WHITEHEAD, Tax Commissioner,
v.
KENNEDY.
17038.
Supreme Court of Georgia.
April 10, 1950.*761 Edwin A. Rogers, for plaintiff in error.
R. D. Smith, contra.
ATKINSON, Presiding Justice.
(After stating the foregoing facts.) Code § 92-101 provides: "All real and personal property, whether owned by individuals or corporations, resident or nonresident, shall be liable to taxation, except as otherwise provided by law." Section 92-104 provides: "All persons owning any mineral or timber interests, or any other interest in or claim to land less than the fee shall return the same for taxation and pay taxes on the same as on other property; and any person failing to comply with the requirements of this section shall be proceeded against as a defaulting taxpayer." If the turpentine leases in question convey an interest in land, they are taxable, otherwise, under the agreed facts, they are not.
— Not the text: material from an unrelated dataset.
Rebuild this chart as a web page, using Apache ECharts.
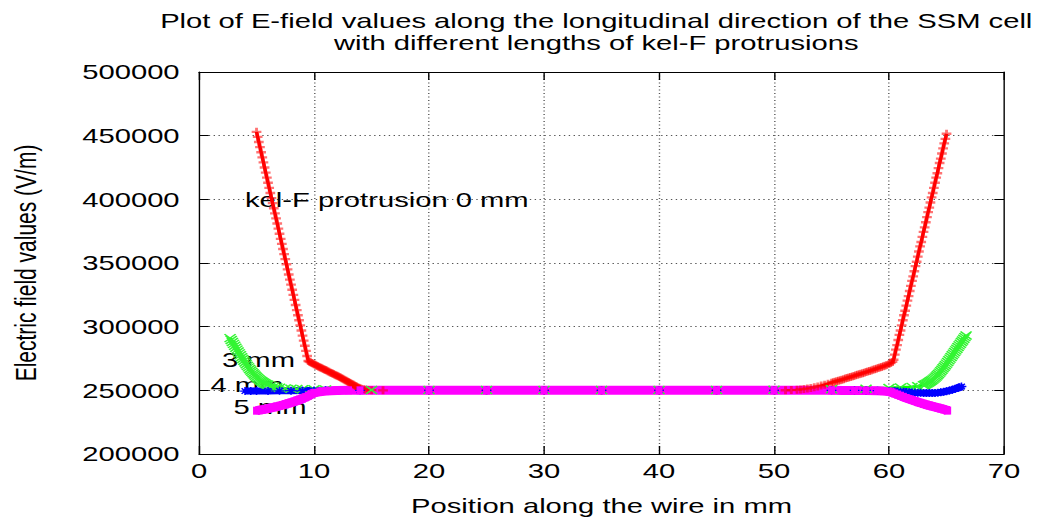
<!DOCTYPE html>
<html>
<head>
<meta charset="utf-8">
<script src="https://cdn.jsdelivr.net/npm/echarts@6/dist/echarts.min.js"></script>
<style>
html,body{margin:0;padding:0;background:#fff;overflow:hidden;width:1041px;height:523px;}
#c{width:749px;height:523px;transform:scaleX(1.389853);transform-origin:0 0;}
</style>
</head>
<body>
<div id="c"></div>
<script>
// ---- data (x in mm, E-field in V/m) ----
const seriesNames = ['kel-F 0 mm', 'kel-F 3 mm', 'kel-F 4 mm', 'kel-F 5 mm'];
const xTicks = [0, 10, 20, 30, 40, 50, 60, 70];
const yTicks = [200000, 250000, 300000, 350000, 400000, 450000, 500000];

const red0mm = [
[5.0,453000],[5.1,449000],[5.2,445000],[5.3,441000],[5.4,437000],[5.5,433000],[5.6,429000],[5.7,425000],[5.8,421000],[5.9,417000],
[6.0,413000],[6.1,409000],[6.2,405000],[6.3,401000],[6.4,397000],[6.5,393000],[6.6,389000],[6.7,385000],[6.8,381000],[6.9,377000],
[7.0,373000],[7.1,369000],[7.2,365000],[7.3,361000],[7.4,357000],[7.5,353000],[7.6,349000],[7.7,345000],[7.8,341000],[7.9,337000],
[8.0,333000],[8.1,329000],[8.2,325000],[8.3,321000],[8.4,317000],[8.5,313000],[8.6,309000],[8.7,305000],[8.8,301000],[8.9,297000],
[9.0,293000],[9.1,289000],[9.2,285000],[9.3,281000],[9.4,277000],[9.5,273000],
[9.6,272500],[9.7,272000],[9.8,271500],[9.9,271000],[10.0,270500],[10.1,270000],[10.2,269500],[10.3,269100],[10.4,268600],[10.5,268200],
[10.6,267700],[10.7,267300],[10.8,266800],[10.9,266400],[11.0,265900],[11.1,265500],[11.2,265000],[11.3,264600],[11.4,264100],[11.5,263700],
[11.6,263200],[11.7,262800],[11.8,262300],[11.9,261900],[12.0,261400],[12.1,261000],[12.2,260500],[12.3,260000],[12.4,259500],[12.5,259000],
[12.6,258500],[12.7,258000],[12.8,257500],[12.9,257000],[13.0,256500],[13.1,256000],[13.2,255500],[13.3,255000],[13.4,254500],[13.5,254000],
[13.6,253500],[13.7,253000],[13.8,252500],[13.9,252000],[14.0,251600],[14.1,251300],[14.3,250800],[14.5,250400],[14.7,250200],[15.0,250100],
[16,250000],[20,250000],[25,250000],[30,250000],[35,250000],[40,250000],[45,250000],[50,250000],[51,250100],
[51.5,250200],[52,250400],[52.3,250700],[52.6,251000],[52.9,251400],[53.2,251900],[53.5,252500],[53.8,253100],[54.1,253700],[54.4,254400],
[54.7,255200],[55.0,256000],[55.15,256400],[55.3,256800],[55.45,257200],[55.6,257600],[55.75,258000],[55.9,258400],[56.05,258800],[56.2,259200],
[56.35,259650],[56.5,260100],[56.65,260500],[56.8,260900],[56.95,261350],[57.1,261800],[57.25,262200],[57.4,262600],[57.55,263050],[57.7,263500],
[57.85,263900],[58.0,264300],[58.15,264750],[58.3,265200],[58.45,265650],[58.6,266100],[58.75,266550],[58.9,267000],[59.05,267450],[59.2,267900],
[59.35,268400],[59.5,268900],[59.65,269400],[59.8,269900],[60.0,270600],[60.15,271400],[60.3,272300],
[60.4,274000],[60.5,278000],[60.6,282000],[60.7,285500],[60.8,289500],[60.9,293500],[61.0,297000],[61.1,301000],[61.2,305000],[61.3,309000],
[61.4,312500],[61.5,316500],[61.6,320500],[61.7,324000],[61.8,328000],[61.9,332000],[62.0,336000],[62.1,339500],[62.2,343500],[62.3,347500],
[62.4,351000],[62.5,355000],[62.6,359000],[62.7,363000],[62.8,366500],[62.9,370500],[63.0,374500],[63.1,378000],[63.2,382000],[63.3,386000],
[63.4,390000],[63.5,393500],[63.6,397500],[63.7,401500],[63.8,405000],[63.9,409000],[64.0,413000],[64.1,417000],[64.2,420500],[64.3,424500],
[64.4,428500],[64.5,432000],[64.6,436000],[64.7,440000],[64.8,444000],[64.9,447500],[65.0,451500]
];

const green3mm = [
[2.7,291000],[2.8,289500],[2.9,288000],[3.0,286500],[3.1,285000],[3.2,283500],[3.3,282000],[3.4,280500],[3.5,279000],[3.6,277500],
[3.7,276000],[3.8,274600],[3.9,273200],[4.0,271800],[4.1,270500],[4.2,269200],[4.3,268000],[4.4,266800],[4.5,265600],[4.6,264500],
[4.7,263400],[4.8,262400],[4.9,261400],[5.0,260500],[5.1,259600],[5.2,258800],[5.3,258000],[5.4,257300],[5.5,256700],[5.6,256100],
[5.7,255600],[5.8,255100],[5.9,254700],[6.0,254300],[6.25,253500],[6.5,252900],[6.75,252400],[7.0,252000],[7.5,251500],[8.0,251200],
[8.5,251000],[9.0,250900],[10,250800],[11,250600],[15,250300],[20,250200],[25,250200],[30,250200],[35,250200],[40,250200],
[45,250200],[50,250400],[55,250800],[58,251300],[60,251800],[61,252200],[62,252700],[62.5,253200],[63.0,254000],
[63.1,254400],[63.2,254900],[63.3,255400],[63.4,255900],[63.5,256500],[63.6,257100],[63.7,257700],[63.8,258400],[63.9,259200],[64.0,260000],
[64.1,260900],[64.2,261800],[64.3,262800],[64.4,263900],[64.5,265000],[64.6,266100],[64.7,267300],[64.8,268500],[64.9,269700],[65.0,271000],
[65.1,272300],[65.2,273600],[65.3,274900],[65.4,276200],[65.5,277500],[65.6,278800],[65.7,280100],[65.8,281400],[65.9,282700],[66.0,284000],
[66.1,285300],[66.2,286600],[66.3,287900],[66.4,289200],[66.5,290500],[66.6,291800],[66.7,293000]
];

const blue4mm = [
[4.0,249400],[4.5,249400],[5.0,249500],[6.0,249500],[7.0,249600],[8.0,249700],[9.0,249800],[10,249900],[11,250000],[14,250000],
[20,250000],[25,250000],[30,250000],[35,250000],[40,250000],[45,250000],[50,250000],[55,250000],[57,250000],[58,249900],
[59,249700],[60,249500],[60.5,249300],[60.75,249150],[61,249000],[61.25,248850],[61.5,248700],[61.75,248550],[62,248400],[62.25,248300],
[62.5,248200],[62.75,248100],[63,248000],[63.25,247950],[63.5,247900],[63.75,247950],[64,248000],[64.25,248200],[64.5,248500],[64.75,248850],
[65,249300],[65.25,249850],[65.5,250500],[65.75,251200],[66,252000],[66.15,252500],[66.3,253000]
];

const magenta5mm = [
[5.0,234000],[5.25,234400],[5.5,234800],[5.75,235200],[6.0,235700],[6.25,236200],[6.5,236700],[6.75,237200],[7.0,237800],[7.25,238400],
[7.5,239000],[7.75,239700],[8.0,240400],[8.25,241100],[8.5,241900],[8.75,242700],[9.0,243600],[9.25,244600],[9.5,245700],[9.75,247000],
[10.0,248000],[10.5,248900],[11.0,249400],[11.5,249700],[12.0,249850],[13.0,250000],[14,250000],[20,250000],[25,250000],[30,250000],
[35,250000],[40,250000],[45,250000],[50,250000],[55,250000],[56,249950],[57,249900],[58,249800],[59,249600],[59.5,249400],
[60.0,249000],[60.25,248400],[60.5,247600],[60.75,246700],[61.0,245800],[61.25,244900],[61.5,244000],[61.75,243200],[62.0,242400],[62.25,241600],
[62.5,240800],[62.75,240100],[63.0,239400],[63.25,238700],[63.5,238100],[63.75,237500],[64.0,236900],[64.25,236300],[64.5,235700],[64.75,235100],
[65.0,234400],[65.1,234100]
];

const titleLines = ['Plot of E-field values along the longitudinal direction of the SSM cell', 'with different lengths of kel-F protrusions'];
const curveLabels = ['kel-F protrusion 0 mm', '3 mm', '4 mm', '5 mm'];

// ---- chart ----
const FONT = '"Liberation Sans", Arial, Helvetica, sans-serif';
const chart = echarts.init(document.getElementById('c'), null, {renderer: 'svg'});

const gridLine = {show: true, showMinLine: false, showMaxLine: false, lineStyle: {color: '#555', width: 1, type: [1, 2.5]}};
function mainAxis(isX) {
  return {
    type: 'value',
    min: isX ? xTicks[0] : yTicks[0],
    max: isX ? xTicks[xTicks.length - 1] : yTicks[yTicks.length - 1],
    interval: isX ? xTicks[1] - xTicks[0] : yTicks[1] - yTicks[0],
    position: isX ? 'bottom' : 'left',
    axisLine: {show: true, onZero: false, lineStyle: {color: '#000', width: 1}},
    axisTick: {show: true, inside: true, length: isX ? 8 : 7, lineStyle: {color: '#000', width: 1}},
    axisLabel: {show: true, color: '#000', fontSize: 21, fontFamily: FONT, margin: isX ? 6 : 14,
      formatter: function (v) { return String(v); }},
    splitLine: gridLine,
    name: isX ? 'Position along the wire in mm' : 'Electric field values (V/m)',
    nameLocation: 'middle',
    nameGap: isX ? 41 : 114,
    nameTextStyle: {color: '#000', fontSize: 21, fontFamily: FONT}
  };
}
function mirrorAxis(isX) {
  return {
    type: 'value',
    min: isX ? xTicks[0] : yTicks[0],
    max: isX ? xTicks[xTicks.length - 1] : yTicks[yTicks.length - 1],
    interval: isX ? xTicks[1] - xTicks[0] : yTicks[1] - yTicks[0],
    position: isX ? 'top' : 'right',
    axisLine: {show: true, onZero: false, lineStyle: {color: '#000', width: 1}},
    axisTick: {show: true, inside: true, length: isX ? 8 : 7, lineStyle: {color: '#000', width: 1}},
    axisLabel: {show: false},
    splitLine: {show: false}
  };
}

const plus = 'path://M0,5L10,5M5,0L5,10';
const cross = 'path://M0,0L10,10M10,0L0,10';
const star = 'path://M0,5L10,5M5,0L5,10M1.5,1.5L8.5,8.5M8.5,1.5L1.5,8.5';

function lineSeries(name, data, color, lw, symbol, size, symColor, symFill, bw) {
  return {
    name: name, type: 'line', data: data,
    xAxisIndex: 0, yAxisIndex: 0,
    symbol: symbol, symbolSize: size, showSymbol: symbol !== 'none', showAllSymbol: true,
    symbolKeepAspect: false,
    lineStyle: {color: color, width: lw, opacity: lw > 0 ? 1 : 0},
    itemStyle: {color: symFill, borderColor: symColor, borderWidth: bw, opacity: 1},
    emphasis: {disabled: true},
    silent: true, z: 2, clip: true
  };
}

const option = {
  animation: false,
  backgroundColor: '#fff',
  title: {
    text: titleLines.join('\n'),
    left: 424, top: 5, textAlign: 'center',
    textStyle: {color: '#000', fontSize: 21, fontWeight: 'normal', fontFamily: FONT, lineHeight: 22}
  },
  grid: {left: 143.2, right: 26.6, top: 72, bottom: 69, containLabel: false, outerBoundsMode: 'none'},
  xAxis: [mainAxis(true), mirrorAxis(true)],
  yAxis: [mainAxis(false), mirrorAxis(false)],
  series: [
    // red: point markers (pale +) underneath, line drawn over them
    lineSeries(seriesNames[0], red0mm, '#ff0000', 0, plus, [7, 8], 'rgba(255,0,0,0.55)', 'rgba(0,0,0,0)', 2.2),
    lineSeries(seriesNames[0], red0mm, '#ff0000', 2.5, 'none', 0, '#ff0000', '#ff0000', 0),
    lineSeries(seriesNames[1], green3mm, '#00ff00', 3, cross, [8, 8], '#33f533', 'rgba(0,0,0,0)', 1.3),
    lineSeries(seriesNames[2], blue4mm, '#0000ff', 7, star, [7, 8], '#0000ff', 'rgba(0,0,0,0)', 1.2),
    lineSeries(seriesNames[3], magenta5mm, '#ff00ff', 9, 'rect', [5, 8], '#ff00ff', '#ff00ff', 0)
  ]
};
chart.setOption(option);

// curve annotations, anchored in data coordinates (left edge, vertical middle)
const labelAnchors = [[4.0, 400000], [2.0, 274000], [1.0, 254500], [3.0, 237000]];
const graphics = curveLabels.map(function (t, i) {
  const p = chart.convertToPixel({xAxisIndex: 0, yAxisIndex: 0}, labelAnchors[i]);
  return {
    type: 'text', x: p[0], y: p[1], z: 1, silent: true,
    style: {text: t, fill: '#000', fontSize: 21, lineHeight: 18, fontFamily: FONT, align: 'left', verticalAlign: 'middle'}
  };
});
chart.setOption({graphic: graphics});
</script>
</body>
</html>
These leases conveyed the right for a period of four years to cut and box pine trees on described premises, for the purpose of extracting gum to be distilled into turpentine. Under these contracts, neither the title to the land nor to the timber is conveyed, and therefore the lessee acquired no interest in land, but merely the right to use it for the purposes stipulated. See Johnson v. Truitt, 122 Ga. 327 (1) (50 S. E. 135); Lott v. Denton, 146 Ga. 363 (91 S. E. 112); Treisch v. Doster, 171 Ga. 525 (156 S. E. 231). The lessee has only a usufruct with no interest in the land. The facts here are different from those in North Georgia Co. v. Bebee, 128 Ga. 563 (57 S. E. 873), and similar cases, where title to growing trees was conveyed.
Accordingly, the trial judge did not err in granting the injunction.
Judgment affirmed. All the Justices concur.